[What is needed] Repeat each record below exactly, dropping the pictures.

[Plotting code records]
· · · · · · ·

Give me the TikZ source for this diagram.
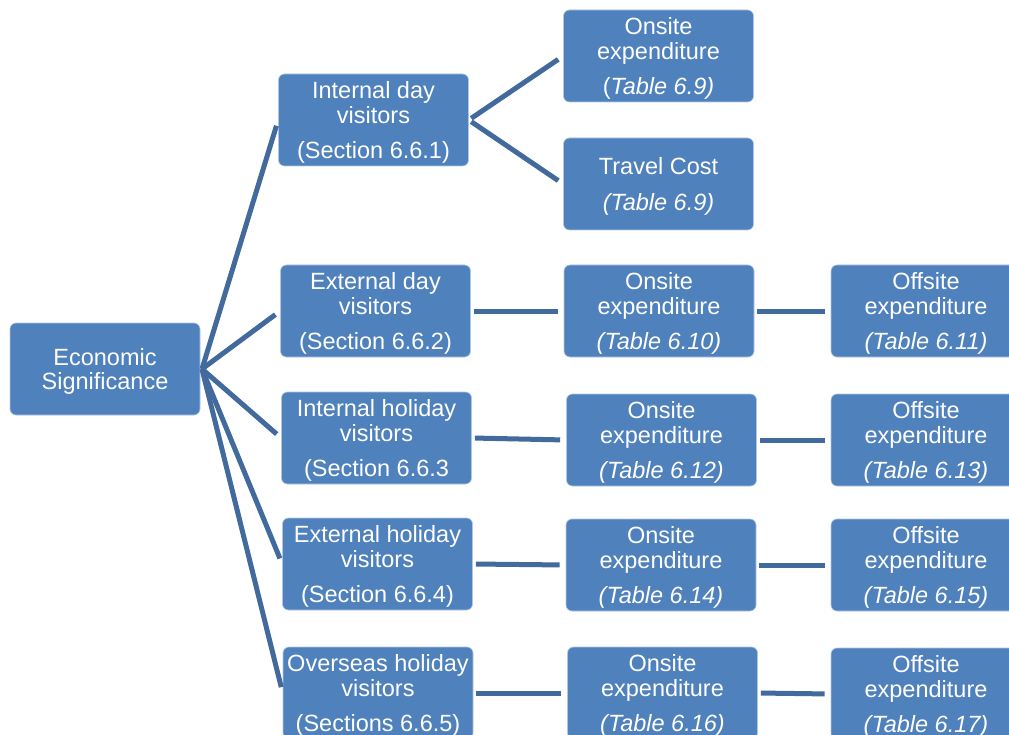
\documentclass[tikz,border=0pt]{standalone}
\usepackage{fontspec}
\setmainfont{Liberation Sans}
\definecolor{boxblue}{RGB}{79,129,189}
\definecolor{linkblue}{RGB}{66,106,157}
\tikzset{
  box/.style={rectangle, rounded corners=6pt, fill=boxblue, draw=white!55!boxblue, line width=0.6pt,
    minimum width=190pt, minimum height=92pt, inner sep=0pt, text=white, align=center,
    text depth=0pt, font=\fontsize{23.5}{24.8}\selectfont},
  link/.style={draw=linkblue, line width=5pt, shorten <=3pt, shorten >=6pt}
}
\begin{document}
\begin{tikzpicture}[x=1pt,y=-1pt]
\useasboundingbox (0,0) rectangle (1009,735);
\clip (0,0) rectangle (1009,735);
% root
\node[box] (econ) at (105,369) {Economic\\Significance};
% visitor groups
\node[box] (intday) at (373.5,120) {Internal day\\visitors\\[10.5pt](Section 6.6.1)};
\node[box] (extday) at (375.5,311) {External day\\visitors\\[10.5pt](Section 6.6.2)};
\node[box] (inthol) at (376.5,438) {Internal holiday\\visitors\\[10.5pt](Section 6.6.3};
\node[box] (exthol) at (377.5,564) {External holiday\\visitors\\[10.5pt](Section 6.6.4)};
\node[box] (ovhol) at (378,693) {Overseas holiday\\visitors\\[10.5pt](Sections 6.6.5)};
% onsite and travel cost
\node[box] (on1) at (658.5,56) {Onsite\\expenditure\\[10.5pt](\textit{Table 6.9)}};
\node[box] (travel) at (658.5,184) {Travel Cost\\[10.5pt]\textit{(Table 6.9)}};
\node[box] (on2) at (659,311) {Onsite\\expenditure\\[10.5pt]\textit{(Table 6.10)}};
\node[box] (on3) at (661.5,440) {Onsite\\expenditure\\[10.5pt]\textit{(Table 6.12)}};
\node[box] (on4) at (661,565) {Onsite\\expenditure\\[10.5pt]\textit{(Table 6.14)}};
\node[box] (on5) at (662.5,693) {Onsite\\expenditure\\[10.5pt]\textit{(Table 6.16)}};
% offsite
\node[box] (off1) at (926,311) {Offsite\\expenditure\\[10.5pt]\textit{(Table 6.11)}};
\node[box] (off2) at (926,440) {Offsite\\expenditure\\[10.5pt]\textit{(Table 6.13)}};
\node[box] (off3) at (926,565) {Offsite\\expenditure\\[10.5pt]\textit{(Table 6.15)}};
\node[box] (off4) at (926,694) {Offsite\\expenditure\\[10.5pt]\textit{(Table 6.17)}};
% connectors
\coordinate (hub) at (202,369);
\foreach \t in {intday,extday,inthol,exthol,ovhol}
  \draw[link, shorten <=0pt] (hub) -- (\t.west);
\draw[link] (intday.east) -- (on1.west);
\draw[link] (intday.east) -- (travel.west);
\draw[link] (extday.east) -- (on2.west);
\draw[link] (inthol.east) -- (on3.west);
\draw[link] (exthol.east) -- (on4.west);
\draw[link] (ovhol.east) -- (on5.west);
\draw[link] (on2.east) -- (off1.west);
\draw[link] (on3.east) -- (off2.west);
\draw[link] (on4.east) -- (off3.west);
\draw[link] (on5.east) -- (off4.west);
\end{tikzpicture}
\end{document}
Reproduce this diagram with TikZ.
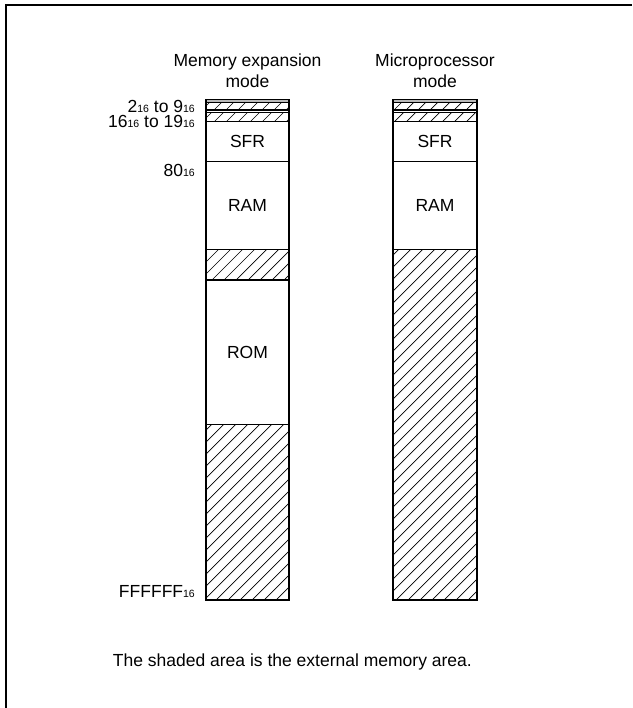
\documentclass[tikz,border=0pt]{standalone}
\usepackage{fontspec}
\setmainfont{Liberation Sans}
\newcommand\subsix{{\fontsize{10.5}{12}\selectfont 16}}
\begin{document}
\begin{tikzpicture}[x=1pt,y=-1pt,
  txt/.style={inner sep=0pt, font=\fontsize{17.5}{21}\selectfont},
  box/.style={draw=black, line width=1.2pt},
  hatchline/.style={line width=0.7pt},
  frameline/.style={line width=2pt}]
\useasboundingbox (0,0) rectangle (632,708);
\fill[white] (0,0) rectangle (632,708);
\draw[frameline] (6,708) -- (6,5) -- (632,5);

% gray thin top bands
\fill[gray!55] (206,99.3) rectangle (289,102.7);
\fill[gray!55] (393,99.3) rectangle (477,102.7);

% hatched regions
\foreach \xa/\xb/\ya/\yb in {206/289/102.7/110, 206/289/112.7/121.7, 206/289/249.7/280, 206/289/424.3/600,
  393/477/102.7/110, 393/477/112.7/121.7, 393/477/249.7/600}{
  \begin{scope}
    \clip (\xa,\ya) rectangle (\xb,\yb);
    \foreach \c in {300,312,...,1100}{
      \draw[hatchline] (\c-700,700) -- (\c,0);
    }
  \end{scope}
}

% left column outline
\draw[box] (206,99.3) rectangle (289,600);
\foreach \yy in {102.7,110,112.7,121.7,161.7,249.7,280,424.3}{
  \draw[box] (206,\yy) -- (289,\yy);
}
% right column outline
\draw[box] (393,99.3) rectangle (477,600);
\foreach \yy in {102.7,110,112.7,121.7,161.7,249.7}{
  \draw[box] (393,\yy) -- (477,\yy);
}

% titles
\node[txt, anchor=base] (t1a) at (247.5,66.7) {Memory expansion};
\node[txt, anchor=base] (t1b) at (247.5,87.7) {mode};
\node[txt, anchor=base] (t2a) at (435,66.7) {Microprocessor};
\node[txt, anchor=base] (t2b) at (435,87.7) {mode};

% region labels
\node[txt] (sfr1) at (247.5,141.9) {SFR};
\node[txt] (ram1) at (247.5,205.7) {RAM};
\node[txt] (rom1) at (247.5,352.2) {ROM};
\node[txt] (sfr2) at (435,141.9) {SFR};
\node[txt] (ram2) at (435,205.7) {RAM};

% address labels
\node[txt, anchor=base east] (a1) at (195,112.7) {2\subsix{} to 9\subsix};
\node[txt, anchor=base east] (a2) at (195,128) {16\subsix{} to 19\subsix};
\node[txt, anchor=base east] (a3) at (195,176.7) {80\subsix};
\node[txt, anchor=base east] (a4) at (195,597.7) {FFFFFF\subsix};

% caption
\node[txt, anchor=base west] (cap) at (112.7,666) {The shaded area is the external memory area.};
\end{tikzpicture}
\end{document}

· · · · · · ·

[Solution to this exercise]
Give me the TikZ source for this diagram.
\documentclass[tikz,border=0pt]{standalone}
\usepackage{fontspec}
\setmainfont{Liberation Sans}
\definecolor{boxblue}{RGB}{79,129,189}
\definecolor{linkblue}{RGB}{66,106,157}
\tikzset{
  box/.style={rectangle, rounded corners=6pt, fill=boxblue, draw=white!55!boxblue, line width=0.6pt,
    minimum width=190pt, minimum height=92pt, inner sep=0pt, text=white, align=center,
    text depth=0pt, font=\fontsize{23.5}{24.8}\selectfont},
  link/.style={draw=linkblue, line width=5pt, shorten <=3pt, shorten >=6pt}
}
\begin{document}
\begin{tikzpicture}[x=1pt,y=-1pt]
\useasboundingbox (0,0) rectangle (1009,735);
\clip (0,0) rectangle (1009,735);
% root
\node[box] (econ) at (105,369) {Economic\\Significance};
% visitor groups
\node[box] (intday) at (373.5,120) {Internal day\\visitors\\[10.5pt](Section 6.6.1)};
\node[box] (extday) at (375.5,311) {External day\\visitors\\[10.5pt](Section 6.6.2)};
\node[box] (inthol) at (376.5,438) {Internal holiday\\visitors\\[10.5pt](Section 6.6.3};
\node[box] (exthol) at (377.5,564) {External holiday\\visitors\\[10.5pt](Section 6.6.4)};
\node[box] (ovhol) at (378,693) {Overseas holiday\\visitors\\[10.5pt](Sections 6.6.5)};
% onsite and travel cost
\node[box] (on1) at (658.5,56) {Onsite\\expenditure\\[10.5pt](\textit{Table 6.9)}};
\node[box] (travel) at (658.5,184) {Travel Cost\\[10.5pt]\textit{(Table 6.9)}};
\node[box] (on2) at (659,311) {Onsite\\expenditure\\[10.5pt]\textit{(Table 6.10)}};
\node[box] (on3) at (661.5,440) {Onsite\\expenditure\\[10.5pt]\textit{(Table 6.12)}};
\node[box] (on4) at (661,565) {Onsite\\expenditure\\[10.5pt]\textit{(Table 6.14)}};
\node[box] (on5) at (662.5,693) {Onsite\\expenditure\\[10.5pt]\textit{(Table 6.16)}};
% offsite
\node[box] (off1) at (926,311) {Offsite\\expenditure\\[10.5pt]\textit{(Table 6.11)}};
\node[box] (off2) at (926,440) {Offsite\\expenditure\\[10.5pt]\textit{(Table 6.13)}};
\node[box] (off3) at (926,565) {Offsite\\expenditure\\[10.5pt]\textit{(Table 6.15)}};
\node[box] (off4) at (926,694) {Offsite\\expenditure\\[10.5pt]\textit{(Table 6.17)}};
% connectors
\coordinate (hub) at (202,369);
\foreach \t in {intday,extday,inthol,exthol,ovhol}
  \draw[link, shorten <=0pt] (hub) -- (\t.west);
\draw[link] (intday.east) -- (on1.west);
\draw[link] (intday.east) -- (travel.west);
\draw[link] (extday.east) -- (on2.west);
\draw[link] (inthol.east) -- (on3.west);
\draw[link] (exthol.east) -- (on4.west);
\draw[link] (ovhol.east) -- (on5.west);
\draw[link] (on2.east) -- (off1.west);
\draw[link] (on3.east) -- (off2.west);
\draw[link] (on4.east) -- (off3.west);
\draw[link] (on5.east) -- (off4.west);
\end{tikzpicture}
\end{document}
Reproduce this diagram with TikZ.
\documentclass[tikz,border=0pt]{standalone}
\usepackage{fontspec}
\setmainfont{Liberation Sans}
\newcommand\subsix{{\fontsize{10.5}{12}\selectfont 16}}
\begin{document}
\begin{tikzpicture}[x=1pt,y=-1pt,
  txt/.style={inner sep=0pt, font=\fontsize{17.5}{21}\selectfont},
  box/.style={draw=black, line width=1.2pt},
  hatchline/.style={line width=0.7pt},
  frameline/.style={line width=2pt}]
\useasboundingbox (0,0) rectangle (632,708);
\fill[white] (0,0) rectangle (632,708);
\draw[frameline] (6,708) -- (6,5) -- (632,5);

% gray thin top bands
\fill[gray!55] (206,99.3) rectangle (289,102.7);
\fill[gray!55] (393,99.3) rectangle (477,102.7);

% hatched regions
\foreach \xa/\xb/\ya/\yb in {206/289/102.7/110, 206/289/112.7/121.7, 206/289/249.7/280, 206/289/424.3/600,
  393/477/102.7/110, 393/477/112.7/121.7, 393/477/249.7/600}{
  \begin{scope}
    \clip (\xa,\ya) rectangle (\xb,\yb);
    \foreach \c in {300,312,...,1100}{
      \draw[hatchline] (\c-700,700) -- (\c,0);
    }
  \end{scope}
}

% left column outline
\draw[box] (206,99.3) rectangle (289,600);
\foreach \yy in {102.7,110,112.7,121.7,161.7,249.7,280,424.3}{
  \draw[box] (206,\yy) -- (289,\yy);
}
% right column outline
\draw[box] (393,99.3) rectangle (477,600);
\foreach \yy in {102.7,110,112.7,121.7,161.7,249.7}{
  \draw[box] (393,\yy) -- (477,\yy);
}

% titles
\node[txt, anchor=base] (t1a) at (247.5,66.7) {Memory expansion};
\node[txt, anchor=base] (t1b) at (247.5,87.7) {mode};
\node[txt, anchor=base] (t2a) at (435,66.7) {Microprocessor};
\node[txt, anchor=base] (t2b) at (435,87.7) {mode};

% region labels
\node[txt] (sfr1) at (247.5,141.9) {SFR};
\node[txt] (ram1) at (247.5,205.7) {RAM};
\node[txt] (rom1) at (247.5,352.2) {ROM};
\node[txt] (sfr2) at (435,141.9) {SFR};
\node[txt] (ram2) at (435,205.7) {RAM};

% address labels
\node[txt, anchor=base east] (a1) at (195,112.7) {2\subsix{} to 9\subsix};
\node[txt, anchor=base east] (a2) at (195,128) {16\subsix{} to 19\subsix};
\node[txt, anchor=base east] (a3) at (195,176.7) {80\subsix};
\node[txt, anchor=base east] (a4) at (195,597.7) {FFFFFF\subsix};

% caption
\node[txt, anchor=base west] (cap) at (112.7,666) {The shaded area is the external memory area.};
\end{tikzpicture}
\end{document}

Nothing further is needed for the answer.